The sensor data is available in json format either as an mqtt payload and/or via the built-in http server. If you include an mqtt broker container named "mqtt" in your application, the block will automatically publish to that. If you provide an address for the MQTT_ADDRESS service variable, it will publish to that broker instead. The default interval for publishing data is eight seconds, which you can override with the MQTT_PUB_INTERVAL service variable by providing a value in seconds. The default topic is set to sensors (which is compatible with the connector block ) which can be overridden by setting the MQTT_PUB_TOPIC service variable.
If no mqtt broker is set, the http server will be available on port 7575. To force the http server to be active even with mqtt, set the ALWAYS_USE_HTTPSERVER service variable to True.
The http data defaults to only be available to other containers in the application via sensor:7575 - if you want this to be available externally, you'll need to map port 7575 to an external port in your docker-compose file.
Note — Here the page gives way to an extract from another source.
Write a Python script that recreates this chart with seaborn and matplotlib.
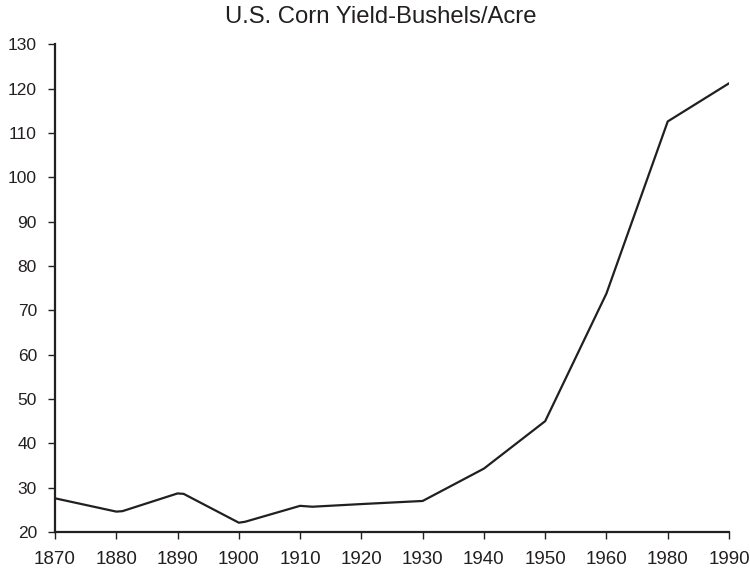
import numpy as np
import pandas as pd
import matplotlib
matplotlib.use("Agg")
import matplotlib.pyplot as plt
import seaborn as sns

# Data
tick_years = [1870, 1880, 1890, 1900, 1910, 1920, 1930, 1940, 1950, 1960, 1980, 1990]
tick_labels = [str(y) for y in tick_years]
years = [1870, 1880, 1881, 1890, 1891, 1900, 1901, 1910, 1912, 1920, 1930, 1940, 1950, 1960, 1980, 1990]
yields = [27.6, 24.6, 24.7, 28.7, 28.6, 22.1, 22.3, 25.9, 25.7, 26.3, 27.0, 34.3, 45.0, 73.8, 112.6, 121.2]
y_ticks = list(range(20, 131, 10))
title = "U.S. Corn Yield-Bushels/Acre"

sns.set_theme(style="ticks")
plt.rcParams['font.family'] = ['Liberation Sans', 'DejaVu Sans']

ink = "#231f20"
# categorical x axis (1960 -> 1980 has the same spacing as the decades)
pos = np.interp(years, tick_years, np.arange(len(tick_years)))
df = pd.DataFrame({"pos": pos, "yield": yields})

fig = plt.figure(figsize=(7.5, 5.68), dpi=100)
ax = fig.add_axes([55/750, 1 - 532/568, (729 - 55)/750, (532 - 44.3)/568])
sns.lineplot(data=df, x="pos", y="yield", ax=ax, color=ink, linewidth=1.6, sort=False)

ax.set_xlim(0, len(tick_years) - 1)
ax.set_ylim(20, 130)
ax.set_xticks(np.arange(len(tick_years)))
ax.set_xticklabels(tick_labels)
ax.set_yticks(y_ticks)
ax.set_xlabel("")
ax.set_ylabel("")
for s in ["top", "right"]:
    ax.spines[s].set_visible(False)
for s in ["left", "bottom"]:
    ax.spines[s].set_linewidth(1.6)
    ax.spines[s].set_color(ink)
ax.tick_params(axis="x", direction="out", length=5, width=1, color=ink, labelsize=13.5, pad=9, labelcolor=ink)
ax.tick_params(axis="y", direction="out", length=5, width=1, color=ink, labelsize=12.5, pad=8, labelcolor=ink)

fig.text(381/750, 1 - 17/568, title, ha="center", va="center", fontsize=17.2, color=ink)

fig.savefig("out.png", dpi=100)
The JSON for raw sensor data is available in one of two formats and is determined by the COLLAPSE_FIELDS service variable. The default value of 0 (zero) causes each sensor to output a separate measurement:
[{"measurement": "htu21", "fields": {"humidityrelative": 29700, "temp": 23356}}, {"measurement": "bmp280", "fields": {"pressure": 99.911941406, "temp": 23710}}, {"measurement": "short_UUID", "fields": {"short_uuid": "0f33e61"}}]
Changing COLLAPSE_FIELDS to 1 collapses all of the field values into one list like this:
{"short_uuid": "0f33e61", "humidityrelative": 29700, "temp": 23356, "pressure": 99.911941406}
Note that if two sensors output the same field name, it will only show up once in the list from one of the sensors. This feature is best used when the field names from sensors do not overlap.
The above examples display the raw data from the sensor as exposed by the driver, which is the default setting for the block. In many cases, the values and names need transformations to be useful. You can change the RAW_VALUES service variable from the default value of 1 to 0 (zero) to output transformed data instead. All the transformations are defined per-sensor in the transformations.py file which you can edit to your needs. We've included some basic ones for you. For example, here is the raw output of a bme680:
{"short_uuid": "0f33e61", "humidityrelative": 35.524, "pressure": 1005.48, "resistance": 52046.0, "temp": 24620.0}
Here is the transformed output with RAW_VALUES set to 0:
{"short_uuid": "0f33e61", "pressure": 1005.4, "resistance": 65454.0, "humidity": 35.541, "temperature": 24.54}
When using transformed data outputs, you can change the temperature field from Celsius to Farenheit by setting the TEMP_UNIT variable to F (the default is C)
Note that the device's short UUID is always included in the data output, which can be useful for aggregating data from multiple devices. The short UUID is a string value so it will not show up in Grafana dashboards based on the dashboard block.
The sensor block works well with our connector block and dashboard block. See the latest version of balenaSense for an example of using all of these blocks together to read data from one or more sensor.